In Depth

Cyclists 'almost as likely' to injure pedestrians as cars

Once distance travelled is factored into accident statistics not much separates riders and drivers

CYCLISTS are creating "an army of walking wounded" says The Times, because riders are almost as likely as motorists to cause injury to pedestrians.

While cars kill five times more pedestrians than bicycles, a rather different picture emerges when "serious injuries are measured as a proportion of distance travelled", the paper says. Cyclists injured 21 pedestrians per billion km travelled in 2012 compared with 24 pedestrians injured by drivers.

So cyclists cause as much damage to pedestrians as cars.No surprise there but the cyclists get away with it need to clamp down on them

 

— Christopher Evans (@profccevans) January 27, 2014

The Times says cycling organisations acknowledge that cyclists who ride on pavements are a threat to the public, but point out that the number of serious accidents is relatively low.

Only about 20 pedestrians are "seriously injured" each year by riders taking to the pavement. Most collisions occur "when pedestrians step out into the road without seeing or hearing a cyclist", The Times says. 
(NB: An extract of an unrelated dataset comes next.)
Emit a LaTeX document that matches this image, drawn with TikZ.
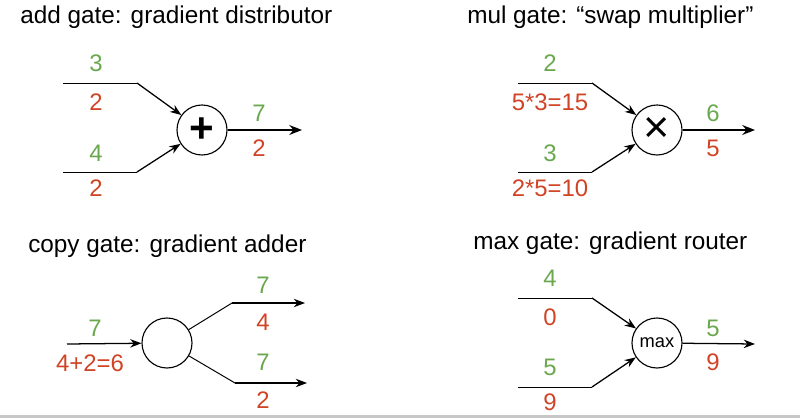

Roger Geffen, policy director at CTC, the national cycling charity, agrees it is important not to "overstate" the level of conflict between riders and pedestrians. Collisions between riders and pedestrians would be reduced even further if the UK invested in "high-quality cycle tracks" that stopped cyclists and people on foot coming into contact, he said.

@BloomingCyclist @thetimes @Velocentric Yeah, all you really need to know are pedestrians killed by cyclists = 1, peds killed by cars = 253

 

— Mr. T in DC (@MrTinDC) January 27, 2014

The Times readily acknowledges that cars are responsible for a far higher number of deaths and serious injuries "in absolute terms".

One pedestrian was killed by a cyclist and 78 were seriously injured in 2012. At the same time, 253 pedestrians were killed by drivers in urban areas and 4,426 were seriously injured.

Writing in The Guardian, Zoe Williams says pedestrians need to develop a sense of "self-righteousness" that equals that of cyclists.

"Pedestrians never object en masse; they don't self-identify as 'pedestrians' and they never say how outrageous it is how many of them die," she writes. "Cyclists are no more sinned against than pedestrians, and yet have a greater sense of outrage and more solidarity."